Este hombre, que debía pesar alrededor de 120 libras, curiosamente se sentía ligero como una mariposa. Subía sobre mi espalda, saltaba, volvía a subir, creando una cadena de sensaciones que me llevó a un estado increíble de bienestar. Respiraba como nunca antes; mis músculos, en lugar de cansarse, parecían adquirir una fuerza extraordinaria—hubiera apostado que podría levantar el Cáucaso con los brazos extendidos.”

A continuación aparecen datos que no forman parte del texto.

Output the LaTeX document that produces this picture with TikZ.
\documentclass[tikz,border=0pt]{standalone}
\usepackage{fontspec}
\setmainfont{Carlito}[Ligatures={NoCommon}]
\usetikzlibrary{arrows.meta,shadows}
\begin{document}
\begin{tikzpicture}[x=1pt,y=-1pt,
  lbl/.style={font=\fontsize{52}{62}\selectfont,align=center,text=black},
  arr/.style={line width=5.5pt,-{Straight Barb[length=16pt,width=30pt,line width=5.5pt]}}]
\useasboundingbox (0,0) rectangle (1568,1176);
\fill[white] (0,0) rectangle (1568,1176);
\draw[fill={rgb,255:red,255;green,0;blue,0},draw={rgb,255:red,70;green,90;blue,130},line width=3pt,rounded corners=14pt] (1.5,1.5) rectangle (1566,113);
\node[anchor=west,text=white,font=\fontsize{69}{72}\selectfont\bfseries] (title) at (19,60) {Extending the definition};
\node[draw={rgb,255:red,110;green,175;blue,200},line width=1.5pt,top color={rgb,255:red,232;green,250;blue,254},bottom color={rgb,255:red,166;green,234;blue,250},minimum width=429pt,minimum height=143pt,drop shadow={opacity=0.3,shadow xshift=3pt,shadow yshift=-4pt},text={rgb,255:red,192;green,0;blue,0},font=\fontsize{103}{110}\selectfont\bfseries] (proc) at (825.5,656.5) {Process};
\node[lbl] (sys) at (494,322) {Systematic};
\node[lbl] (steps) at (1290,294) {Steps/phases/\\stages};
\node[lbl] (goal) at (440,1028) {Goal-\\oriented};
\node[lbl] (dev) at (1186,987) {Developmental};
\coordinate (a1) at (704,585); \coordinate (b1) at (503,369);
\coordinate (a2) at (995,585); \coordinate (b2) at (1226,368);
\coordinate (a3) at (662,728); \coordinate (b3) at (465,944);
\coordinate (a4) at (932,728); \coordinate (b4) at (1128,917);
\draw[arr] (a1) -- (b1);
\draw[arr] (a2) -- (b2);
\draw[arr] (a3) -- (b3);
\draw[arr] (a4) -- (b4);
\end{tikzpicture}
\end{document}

“En ese momento, los dos asistentes del baño comenzaron a dar palmadas en mi espalda baja, hombros, costados, muslos, pantorrillas… y así sucesivamente. Me convertí en algo parecido a un instrumento musical, sobre el que tocaban una melodía mucho más agradable para mí que cualquier aria de Guillaume Tell o de Robert le Diable. Y esta melodía tenía una gran ventaja sobre las dos óperas: yo, que no puedo cantar ni un solo verso de Malbrough sin desafinar al menos diez veces, seguía ahora el ritmo perfectamente, moviendo la cabeza al compás y sin perder nunca el tono. Estaba exactamente en el estado de un hombre soñador, lo suficientemente despierto para saber que estaba soñando, pero disfrutando tanto que hacía todo lo posible por no despertar del todo.”

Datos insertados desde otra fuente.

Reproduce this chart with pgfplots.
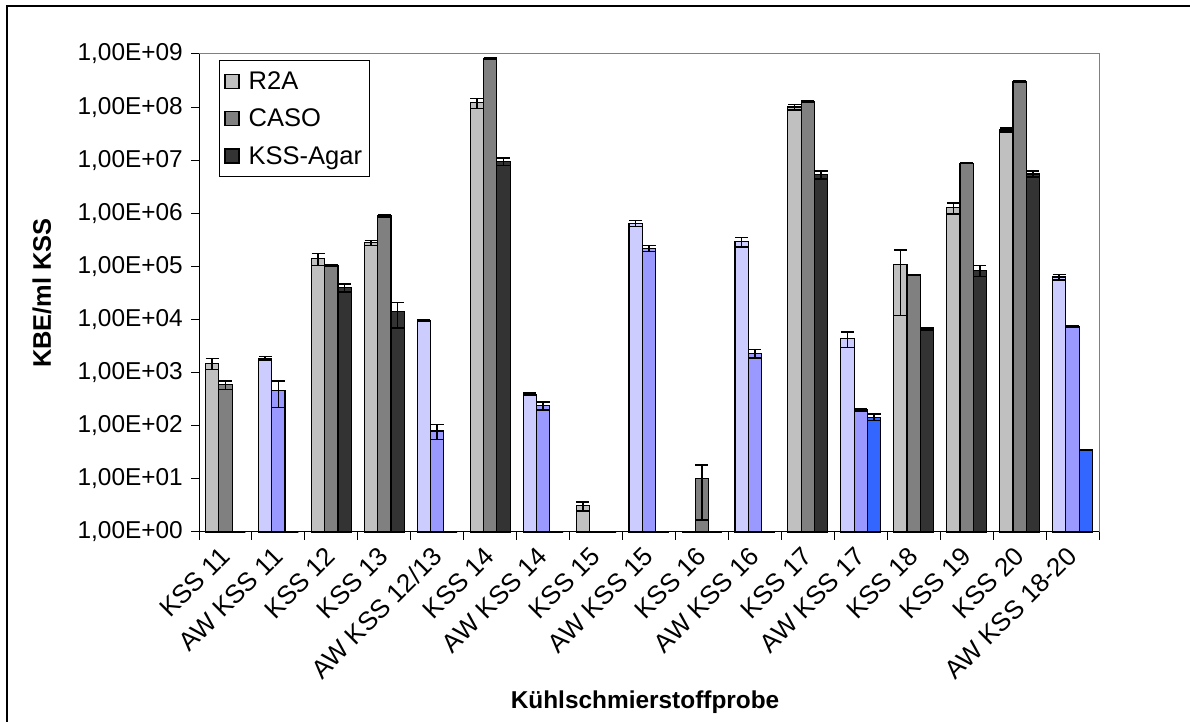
\documentclass[border=0pt]{standalone}
\usepackage{fontspec}
\setmainfont{Liberation Sans}
\usepackage{pgfplots}
\pgfplotsset{compat=1.18}
\usepackage{pgfplotstable}

\definecolor{gA}{RGB}{192,192,192}
\definecolor{gB}{RGB}{128,128,128}
\definecolor{gC}{RGB}{51,51,51}
\definecolor{bA}{RGB}{204,204,255}
\definecolor{bB}{RGB}{153,153,255}
\definecolor{bC}{RGB}{51,102,255}

% KSS samples (zero counts shown as 1 = baseline on the log axis)
\pgfplotstableread{
x r2a r2aerr caso casoerr kss ksserr
0 1500 350 590 110 1 0
2 140000 35000 105000 3000 40000 7000
3 280000 30000 890000 30000 14000 7000
5 1.2e8 2.5e7 8.2e8 2e7 9.5e6 1.5e6
7 3.1 0.6 1 0 1 0
9 1 0 10 8.3 1 0
11 1.0e8 1.2e7 1.27e8 3e6 5.3e6 9e5
13 107000 95000 69000 2000 6600 300
14 1.28e6 3e5 8.8e6 2e5 85000 20000
15 3.7e7 3e6 3.0e8 8e6 5.5e6 7e5
}\kss

% AW samples
\pgfplotstableread{
x r2a r2aerr caso casoerr kss ksserr
1 1870 130 460 240 1 0
4 9500 300 80 25 1 0
6 390 20 240 40 1 0
8 650000 80000 220000 30000 1 0
10 290000 60000 2300 400 1 0
12 4400 1400 198 12 145 20
16 63000 7000 7400 200 35 0.5
}\aw

\pgfplotsset{
  mybar/.style={ybar, bar width=0.2512, bar shift=0pt, draw=black, line width=1.2bp,
    /pgfplots/error bars/y dir=both, /pgfplots/error bars/y explicit,
    /pgfplots/error bars/error bar style={line width=1.5bp, black},
    /pgfplots/error bars/error mark options={rotate=90, mark size=6.5bp, line width=1.5bp, black}},
}
\newcommand{\lgf}{\fontsize{25.6}{29}\selectfont}

\begin{document}
\begin{tikzpicture}[x=1bp,y=1bp]
\useasboundingbox (0,0) rectangle (1190,722);
\draw[line width=1.3bp] (7,-5) -- (7,716) -- (1195,716);
\begin{axis}[
  at={(199bp,190bp)}, anchor=south west,
  scale only axis, width=900bp, height=478bp,
  clip=false,
  ymode=log, ymin=1, ymax=1e9,
  xmin=-0.5, xmax=16.5,
  axis x line*=bottom, axis y line*=left,
  axis line style={black, line width=1bp},
  tick align=outside,
  major tick length=8bp,
  tick style={black, line width=1bp},
  xtick={-0.5,0.5,1.5,2.5,3.5,4.5,5.5,6.5,7.5,8.5,9.5,10.5,11.5,12.5,13.5,14.5,15.5,16.5},
  xticklabels={},
  extra x ticks={0,1,2,3,4,5,6,7,8,9,10,11,12,13,14,15,16},
  extra x tick labels={KSS 11, AW KSS 11, KSS 12, KSS 13, AW KSS 12/13, KSS 14, AW KSS 14, KSS 15, AW KSS 15, KSS 16, AW KSS 16, KSS 17, AW KSS 17, KSS 18, KSS 19, KSS 20, AW KSS 18-20},
  extra x tick style={major tick length=0pt,
    xticklabel style={xshift=-7bp, yshift=-13bp, rotate=45, anchor=north east, inner sep=0pt, font=\fontsize{26}{30}\selectfont}},
  ytick={1,10,100,1000,1e4,1e5,1e6,1e7,1e8,1e9},
  yticklabels={{1,00E+00},{1,00E+01},{1,00E+02},{1,00E+03},{1,00E+04},{1,00E+05},{1,00E+06},{1,00E+07},{1,00E+08},{1,00E+09}},
  yminorticks=false,
  yticklabel shift=8bp,
  yticklabel style={anchor=east, inner sep=0pt, font=\fontsize{24.5}{28}\selectfont},
  ylabel={KBE/ml KSS},
  ylabel style={font=\bfseries\fontsize{25.5}{29}\selectfont, at={(axis description cs:-0.1744,0.5)}, anchor=center},
  xlabel={Kühlschmierstoffprobe},
  xlabel style={font=\bfseries\fontsize{24.5}{28}\selectfont, at={(axis description cs:0.4956,-0.3556)}, anchor=center},
  legend style={at={(axis description cs:0.0222,0.987)}, anchor=north west,
    draw=black, line width=1bp, fill=white, font=\lgf,
    inner xsep=5bp, inner ysep=9bp, row sep=14bp, column sep=7bp},
  legend cell align=left,
  legend image code/.code={\draw[#1, line width=1.2bp, draw=black] (0bp,-7bp) rectangle (14bp,7bp);},
]
\addplot[mybar, fill=gA] table[x expr=\thisrow{x}-0.2512, y=r2a, y error=r2aerr] {\kss};
\addlegendentry{\lgf R2A}
\addplot[mybar, fill=gB] table[x=x, y=caso, y error=casoerr] {\kss};
\addlegendentry{\lgf CASO}
\addplot[mybar, fill=gC] table[x expr=\thisrow{x}+0.2512, y=kss, y error=ksserr] {\kss};
\addlegendentry{\lgf KSS-Agar}
\addplot[mybar, fill=bA, forget plot] table[x expr=\thisrow{x}-0.2512, y=r2a, y error=r2aerr] {\aw};
\addplot[mybar, fill=bB, forget plot] table[x=x, y=caso, y error=casoerr] {\aw};
\addplot[mybar, fill=bC, forget plot] table[x expr=\thisrow{x}+0.2512, y=kss, y error=ksserr] {\aw};
\draw[gray, line width=1bp] (rel axis cs:0,1) -- (rel axis cs:1,1) -- (rel axis cs:1,0);
\end{axis}
\end{tikzpicture}
\end{document}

“Finalmente, para mi gran pesar, el masaje terminó y pasaron a la última etapa: el enjabonado. Uno de los hombres metió las manos bajo mis brazos y me sentó sobre mi trasero, tal como Harlequín haría con Pierrot cuando cree haberlo matado. Mientras tanto, el otro, con un guante, me frotaba todo el cuerpo, mientras el primero, sacando cubos de agua a 40°C, me la vertía sobre la espalda y la nuca con toda su fuerza. De repente, el hombre con guante decidió que el agua simple ya no era suficiente, sacó un saco y lo vi inflarse, sudando una espuma jabonosa que me cubrió por completo. Mis ojos ardían un poco, pero nunca había sentido nada tan dulce como esa espuma deslizándose por mi cuerpo.
¿Cómo es posible que París, la ciudad de los placeres sensuales, no tenga baños persas? ¿Cómo es que ningún emprendedor ha traído a dos bañistas de Tiflis? Habría un gran acto filantrópico y, aún más importante, una verdadera fortuna por ganar.”

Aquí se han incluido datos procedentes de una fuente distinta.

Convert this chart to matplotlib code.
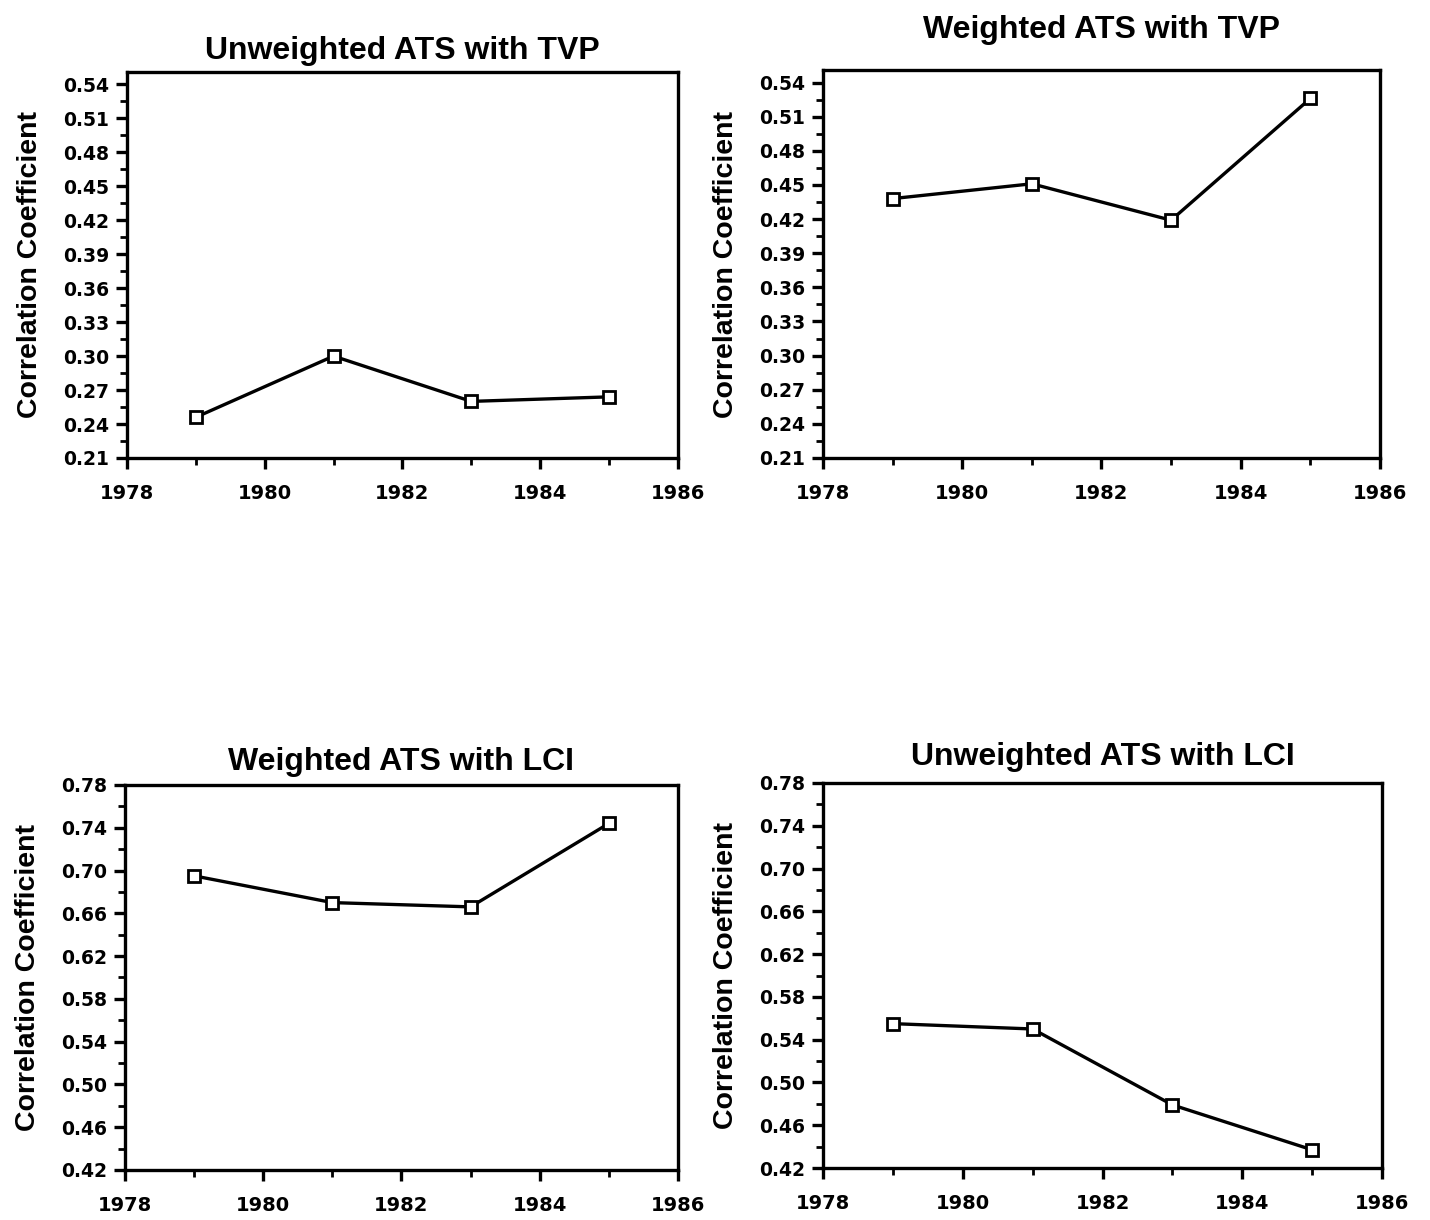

“Completamente cubierto por la espuma tibia, blanca como la leche, ligera y aérea, me dejé guiar hasta la piscina y entré como si una fuerza irresistible me atrajera, como si hubiera ninfas que habían raptado a Hylas. A todos mis compañeros los trataron igual, pero yo solo me ocupaba de mí. Solo en la piscina sentí como si despertara, y con cierta reticencia me conecté de nuevo con el mundo exterior. Pasamos unos cinco minutos en las piscinas y luego salimos. Largas sábanas perfectamente blancas estaban extendidas sobre las camas del vestíbulo; el aire frío nos sorprendió al principio, pero nos dio una nueva sensación agradable. Nos sentamos en esas camas y nos trajeron pipas.”
“Entiendo por qué fumar es típico en Oriente, donde el tabaco es un perfume y el humo pasa por agua aromatizada y caños de ámbar. Pero una pipa de barro, o un falso habano, que viene de Argelia o Bélgica, y que se mastica tanto como se fuma… ¡puaj! Había para elegir: kalyan, chibouk y hookah, y cada uno podía ser turco, persa o hindú a su gusto.”
“Para completar la velada, uno de los bañistas sacó un tipo de guitarra de un solo pie que gira sobre esa pata, de modo que las cuerdas buscan el arco y no al revés, y empezó a tocar una melodía lamentosa acompañando versos de Saadi. Esta música nos meció con tanta suavidad que cerramos los ojos, y el kalyan, el chibouk y la hookah se nos escaparon de las manos, y sí, nos quedamos dormidos.”
Kayhan Kalhor: Improvisación en modo Shustari en kamanche, acompañada en tombak por Navid Afghah. Teherán, 2020
“Durante las seis semanas que estuve en Tiflis, visité los baños persas cada dos días.”